By Kristy Puchko | Film | March 2, 2021 |
By Kristy Puchko | Film | March 2, 2021 |
The “naughty nurse” concept gets a refreshing and wild twist in 12 Hour Shift, a dark comedy about drug addiction, black market organs, murder, and mayhem. This Southern-fried indie was one of our favorite films of out Fantasia 2020. Now, it’s coming soon to a theater/VOD near you.
Written and directed by Brea Grant, 12 Hour Shift follows a beleaguered nurse through the overnight shift from hell. May’s Angela Bettis stars as Mandy, the first half of our naughty nurse re-invention. When she’s not changing soiled bedsheets, calming the fears of frazzled visitors, and caring for her patients, she’s eying her next target. See, Mandy is a nurse who kills and then—through a complicated underground network she doesn’t fully understand—she passes off the victim’s organs to a surly crimeboss (retired professional wrestler Mick Foley). However, this supply chain is only as strong as its weakest link, and her name is Regina (Chloe Farnworth).

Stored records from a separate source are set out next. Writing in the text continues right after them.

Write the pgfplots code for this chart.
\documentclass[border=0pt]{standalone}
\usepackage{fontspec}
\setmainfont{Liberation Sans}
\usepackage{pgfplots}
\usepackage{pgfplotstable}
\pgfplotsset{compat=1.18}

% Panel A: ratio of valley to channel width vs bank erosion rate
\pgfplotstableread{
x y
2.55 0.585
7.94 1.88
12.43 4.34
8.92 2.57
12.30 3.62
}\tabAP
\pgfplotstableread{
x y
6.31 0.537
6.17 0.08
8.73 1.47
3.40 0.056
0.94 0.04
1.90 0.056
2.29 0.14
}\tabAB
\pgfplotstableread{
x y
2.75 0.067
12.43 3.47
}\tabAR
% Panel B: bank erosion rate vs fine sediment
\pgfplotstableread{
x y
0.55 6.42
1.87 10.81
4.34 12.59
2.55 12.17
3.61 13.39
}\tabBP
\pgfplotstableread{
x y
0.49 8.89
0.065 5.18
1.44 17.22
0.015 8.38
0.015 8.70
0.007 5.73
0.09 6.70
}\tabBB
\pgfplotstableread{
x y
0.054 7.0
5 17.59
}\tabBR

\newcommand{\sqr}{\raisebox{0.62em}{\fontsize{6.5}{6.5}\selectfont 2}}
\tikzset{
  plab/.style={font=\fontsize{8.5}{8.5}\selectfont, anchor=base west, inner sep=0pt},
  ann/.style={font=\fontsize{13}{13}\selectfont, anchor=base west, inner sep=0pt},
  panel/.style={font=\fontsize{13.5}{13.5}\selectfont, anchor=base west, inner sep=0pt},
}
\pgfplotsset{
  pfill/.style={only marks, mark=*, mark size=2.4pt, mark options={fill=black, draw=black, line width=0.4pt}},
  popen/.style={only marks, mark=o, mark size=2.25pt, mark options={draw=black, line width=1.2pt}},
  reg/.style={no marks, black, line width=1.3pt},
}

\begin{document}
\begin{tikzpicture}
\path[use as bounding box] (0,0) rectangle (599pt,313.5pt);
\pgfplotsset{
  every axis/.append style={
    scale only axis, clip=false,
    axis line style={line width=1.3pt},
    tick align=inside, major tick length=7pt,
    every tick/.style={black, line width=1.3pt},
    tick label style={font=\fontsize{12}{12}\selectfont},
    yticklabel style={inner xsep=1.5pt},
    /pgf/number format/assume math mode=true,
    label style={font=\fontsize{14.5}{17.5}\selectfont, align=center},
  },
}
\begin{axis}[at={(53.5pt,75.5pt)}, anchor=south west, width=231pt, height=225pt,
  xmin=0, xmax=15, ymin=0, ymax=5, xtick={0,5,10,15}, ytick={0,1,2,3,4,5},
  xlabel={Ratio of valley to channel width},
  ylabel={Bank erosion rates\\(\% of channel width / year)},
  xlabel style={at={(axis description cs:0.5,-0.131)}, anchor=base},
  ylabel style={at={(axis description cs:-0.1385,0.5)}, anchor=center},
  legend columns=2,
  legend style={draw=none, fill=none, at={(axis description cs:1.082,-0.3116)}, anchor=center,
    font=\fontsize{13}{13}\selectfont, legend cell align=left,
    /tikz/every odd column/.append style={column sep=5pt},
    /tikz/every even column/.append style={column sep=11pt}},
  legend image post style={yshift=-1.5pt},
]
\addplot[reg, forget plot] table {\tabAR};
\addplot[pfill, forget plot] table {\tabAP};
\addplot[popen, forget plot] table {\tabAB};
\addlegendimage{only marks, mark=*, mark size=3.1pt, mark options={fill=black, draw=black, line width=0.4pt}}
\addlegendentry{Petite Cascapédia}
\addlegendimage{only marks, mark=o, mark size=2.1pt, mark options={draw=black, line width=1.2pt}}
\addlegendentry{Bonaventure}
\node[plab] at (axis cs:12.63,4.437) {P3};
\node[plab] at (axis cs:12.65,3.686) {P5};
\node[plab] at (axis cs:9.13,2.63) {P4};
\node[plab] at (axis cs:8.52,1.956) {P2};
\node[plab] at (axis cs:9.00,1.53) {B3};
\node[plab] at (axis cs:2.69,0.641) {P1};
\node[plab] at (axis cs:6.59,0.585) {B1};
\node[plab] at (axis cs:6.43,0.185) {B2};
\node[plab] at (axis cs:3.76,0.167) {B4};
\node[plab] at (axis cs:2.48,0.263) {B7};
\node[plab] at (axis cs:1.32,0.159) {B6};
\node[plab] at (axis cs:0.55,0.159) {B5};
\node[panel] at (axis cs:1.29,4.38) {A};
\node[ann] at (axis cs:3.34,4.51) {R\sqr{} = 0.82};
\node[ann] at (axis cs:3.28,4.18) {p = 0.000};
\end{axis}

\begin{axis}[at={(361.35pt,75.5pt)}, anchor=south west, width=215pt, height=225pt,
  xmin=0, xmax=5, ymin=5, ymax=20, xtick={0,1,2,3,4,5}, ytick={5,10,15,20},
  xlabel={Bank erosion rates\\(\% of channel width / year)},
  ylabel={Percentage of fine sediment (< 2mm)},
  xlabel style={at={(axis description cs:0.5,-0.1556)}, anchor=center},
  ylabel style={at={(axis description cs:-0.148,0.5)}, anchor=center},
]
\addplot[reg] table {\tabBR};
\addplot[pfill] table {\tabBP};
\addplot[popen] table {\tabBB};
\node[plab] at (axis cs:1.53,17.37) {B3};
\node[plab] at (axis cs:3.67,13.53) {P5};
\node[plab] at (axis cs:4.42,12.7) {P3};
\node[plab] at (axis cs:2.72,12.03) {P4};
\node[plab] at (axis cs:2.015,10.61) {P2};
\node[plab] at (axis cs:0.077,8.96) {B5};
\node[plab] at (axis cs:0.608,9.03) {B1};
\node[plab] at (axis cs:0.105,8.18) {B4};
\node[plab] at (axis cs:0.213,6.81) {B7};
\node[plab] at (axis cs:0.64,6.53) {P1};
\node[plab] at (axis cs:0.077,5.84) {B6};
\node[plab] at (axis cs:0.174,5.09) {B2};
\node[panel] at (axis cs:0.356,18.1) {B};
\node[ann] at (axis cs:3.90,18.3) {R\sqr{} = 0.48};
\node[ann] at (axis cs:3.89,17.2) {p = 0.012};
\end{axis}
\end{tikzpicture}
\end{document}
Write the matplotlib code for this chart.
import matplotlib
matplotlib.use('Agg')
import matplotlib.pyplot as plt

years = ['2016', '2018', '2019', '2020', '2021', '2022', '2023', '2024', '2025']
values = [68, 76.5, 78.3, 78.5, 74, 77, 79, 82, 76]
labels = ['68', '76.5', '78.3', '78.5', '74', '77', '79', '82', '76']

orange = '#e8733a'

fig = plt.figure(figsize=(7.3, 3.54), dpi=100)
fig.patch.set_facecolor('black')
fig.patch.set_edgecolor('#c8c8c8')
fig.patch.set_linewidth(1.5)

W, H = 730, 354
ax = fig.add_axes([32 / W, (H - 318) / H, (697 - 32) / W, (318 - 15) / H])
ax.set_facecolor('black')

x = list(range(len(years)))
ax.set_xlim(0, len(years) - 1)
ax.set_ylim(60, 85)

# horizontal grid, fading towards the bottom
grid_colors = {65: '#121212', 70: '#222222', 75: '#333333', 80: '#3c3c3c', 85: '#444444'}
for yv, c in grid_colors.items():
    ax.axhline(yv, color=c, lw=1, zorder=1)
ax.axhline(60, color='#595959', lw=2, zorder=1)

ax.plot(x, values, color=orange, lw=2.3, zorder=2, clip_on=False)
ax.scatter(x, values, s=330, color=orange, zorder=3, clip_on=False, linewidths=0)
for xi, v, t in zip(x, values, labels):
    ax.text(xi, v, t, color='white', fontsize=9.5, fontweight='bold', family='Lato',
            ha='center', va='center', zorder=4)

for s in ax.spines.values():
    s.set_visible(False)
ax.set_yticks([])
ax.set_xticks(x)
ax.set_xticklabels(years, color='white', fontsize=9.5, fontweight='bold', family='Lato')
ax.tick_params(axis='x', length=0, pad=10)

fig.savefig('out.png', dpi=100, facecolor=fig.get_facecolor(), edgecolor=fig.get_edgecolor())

Mandy and Regina are cousins, and in no other way remotely related. Where Mandy is brooding, Regina is bubbly. Where Mandy is cagey, Regina is a chatterbox. Where Mandy is strategic, Regina is outrageously impulsive. So, when Regina loses track of one high-priced kidney, her solution is to throw on some scrubs and swagger into find a new one. Like oversexed bimbos of ’70s nurse-spoiltation, Regina relies on her her femine wiles to get her way when her wits fail her. And when that fails, there’s always her knife.
Grant’s film is not some spoof of exploitation, but instead a sophisticated genre mash-up, blending nurse tropes with gory horror, biting comedy, and an irreverent musical number for good measure. She grounds her story with Mandy, whose world-weariness is profound and relatable. She and her boss Karen (Nikea Gamby-Turner) are the side-eying straight man of this comedy, around which all other characters spin to sitcom-level theatrics. Their smiles are unsettlingly bright. Their efforts at small chat are achingly earnest. So every time Mandy and Karen exchange a glance, we know they feel the joke is on them for being inundated by fools.
Grant also gooses dark laughs out of gore and surprise attacks. However, the film leans heavily into suspense in its second half. The sour yellows that cake the hospital setting splash to Nicolas Winding Refn red, emanating with the threat of violence, bleakness, and blood. Then in strides a brawny David Arquette, a figure of menace seemingly meant to slay forever his niche-casting as Scream’s dopey deputy Dewey. It’s powerful. And hot.
Remarkably, Grant is able to sharply pivot from one tone to another without losing the flow. A soulful song can be intercut with spurts of blood being splashed, a pillow fight can give way to gunfire, and with every step, we are riveted and ready for more. Her cast deserves credit for nimbly balancing macabre content with pitch-black punchlines.
Bettis carries the world on her slumped shoulders, presenting Mandy as a woman who has been knocked down so many times she knows nothing but having to get back up. Yet with a sly smile and the occasional tremble in her eye, she brings out a fire that refuses to be squelched. Farnworth is her willing fool, mugging and prat-falling with the manic radiance of Lucille Ball. To this, Gamby-Turner brings a powerful maternal vibe with a wry delivery that never fails to slay, while Arquette adds a dash of menace and dark allure.
All of this blends to make a movie that is deliciously deranged, unpredictable, and fun. The swerves in tone, dashes of genre, and wilful lunacy of it all throws audiences into the thrilling yet dizzying sensation of staying up, way, way too late. The real world turns slippery and surreal, and you wonder when it’s going to let up. In this way, Grant puts us in the shoes of her harried heroine, while delivering a midnight movie that pulls no punches.
Now on Hulu, 12 Hour Shift was originally reviewed when it opened in theaters and on-demand October 2.